DATASET
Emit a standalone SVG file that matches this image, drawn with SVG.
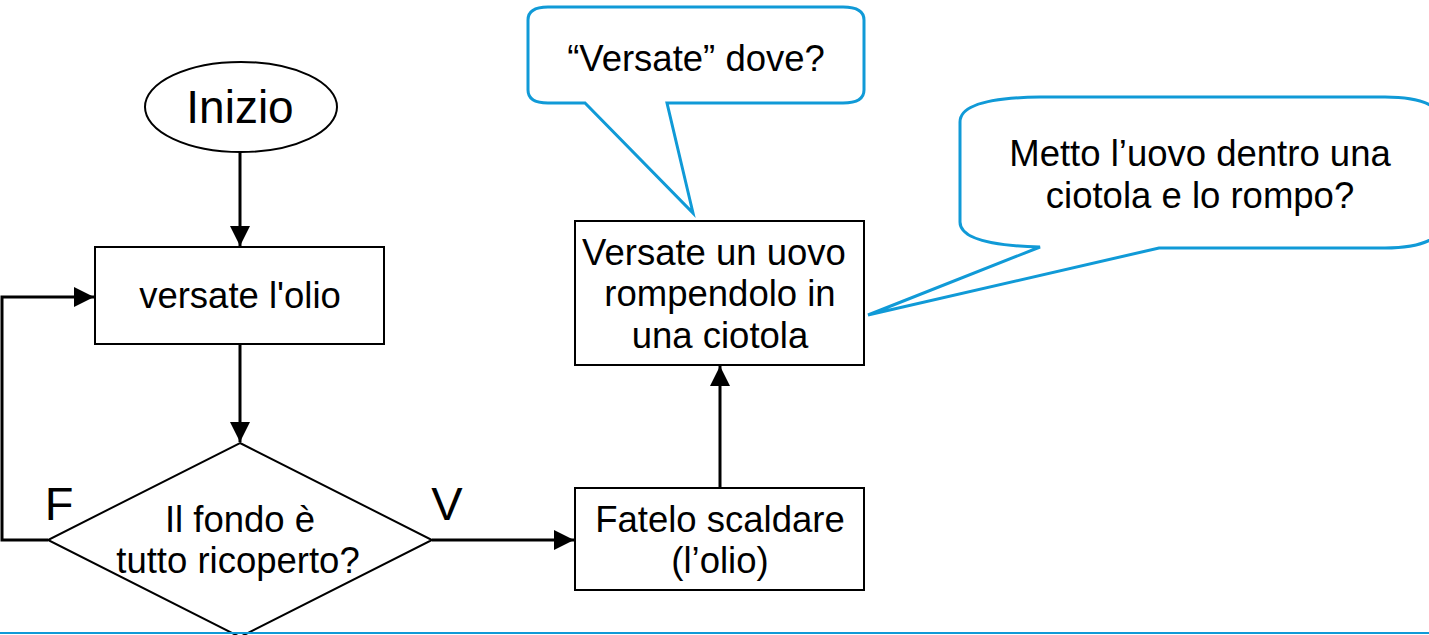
<svg xmlns="http://www.w3.org/2000/svg" width="1429" height="635" viewBox="0 0 1429 635">
<style>
.n{fill:#fff;stroke:#000;stroke-width:2}
.c{fill:#fff;stroke:#109ad7;stroke-width:3;stroke-linejoin:miter}
.e{fill:none;stroke:#000;stroke-width:3}
text{font-family:"Liberation Sans",Arial,sans-serif;fill:#000;text-anchor:middle}
.t{font-size:36.5px}
.b{font-size:46px}
.f{font-size:47px}
</style>
<defs>
<marker id="a" viewBox="0 0 20 20" refX="20" refY="10" markerWidth="20" markerHeight="20" markerUnits="userSpaceOnUse" orient="auto">
<path d="M0,0L20,10L0,20z" fill="#000"/>
</marker>
</defs>
<g id="connectors">
<line class="e" x1="240" y1="152" x2="240" y2="246" marker-end="url(#a)"/>
<line class="e" x1="240" y1="344" x2="240" y2="442" marker-end="url(#a)"/>
<polyline class="e" points="48,540 2,540 2,297 94,297" marker-end="url(#a)"/>
<line class="e" x1="432" y1="540" x2="574" y2="540" marker-end="url(#a)"/>
<line class="e" x1="720" y1="488" x2="720" y2="366" marker-end="url(#a)"/>
</g>
<g id="start">
<ellipse class="n" cx="241" cy="107" rx="96" ry="45" stroke-width="3"/>
<text class="b" x="240" y="123">Inizio</text>
</g>
<g id="pour-oil">
<rect class="n" x="95" y="247" width="289" height="97"/>
<text class="t" x="240" y="308">versate l'olio</text>
</g>
<g id="decision">
<polygon class="n" points="240,443 432,540 240,637 48,540"/>
<text class="t" x="240" y="532">Il fondo è</text>
<text class="t" x="238" y="573">tutto ricoperto?</text>
</g>
<g id="label-F"><text class="f" x="59" y="520">F</text></g>
<g id="label-V"><text class="f" x="447" y="520">V</text></g>
<g id="heat">
<rect class="n" x="575" y="488" width="289" height="102"/>
<text class="t" x="720" y="532">Fatelo scaldare</text>
<text class="t" x="720" y="573">(l’olio)</text>
</g>
<g id="egg">
<rect class="n" x="575" y="221" width="289" height="144"/>
<text class="t" x="714" y="265">Versate un uovo</text>
<text class="t" x="720" y="306">rompendolo in</text>
<text class="t" x="720" y="348">una ciotola</text>
</g>
<g id="callout-1">
<path class="c" d="M585,103 L548,103 Q528,103 528,90 L528,20 Q528,7 548,7 L843,7 Q864,7 864,20 L864,90 Q864,103 843,103 L667,103 L693,213 Z"/>
<text class="t" x="696" y="71">“Versate” dove?</text>
</g>
<g id="callout-2">
<path class="c" d="M1040,247 Q960,245 960,222 L960,122 Q960,98 1040,97 L1385,97 Q1440,97 1447,125 L1447,220 Q1440,248 1385,248 L1159,248 L868,315 Z"/>
<text class="t" x="1200" y="166">Metto l’uovo dentro una</text>
<text class="t" x="1200" y="208">ciotola e lo rompo?</text>
</g>
<line x1="0" y1="633" x2="1429" y2="633" stroke="#109ad7" stroke-width="2"/>
</svg>
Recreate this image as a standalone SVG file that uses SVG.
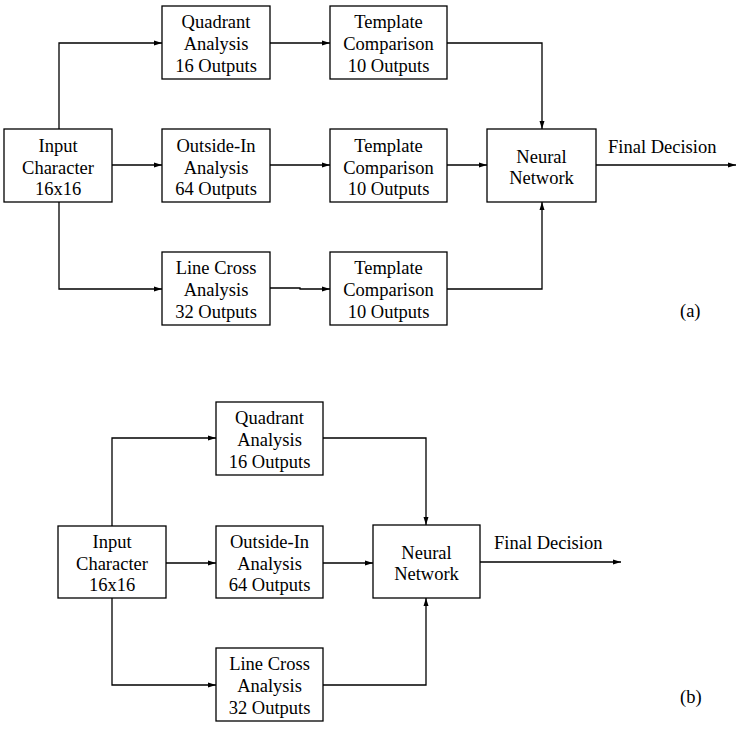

PROBLEM TO WORK ON
Pull out each line containing the word "image" and copy it.

FULL RESPONSE
Emit a standalone SVG file that matches this image, drawn with SVG.
Recreate this image as a standalone SVG file that uses SVG.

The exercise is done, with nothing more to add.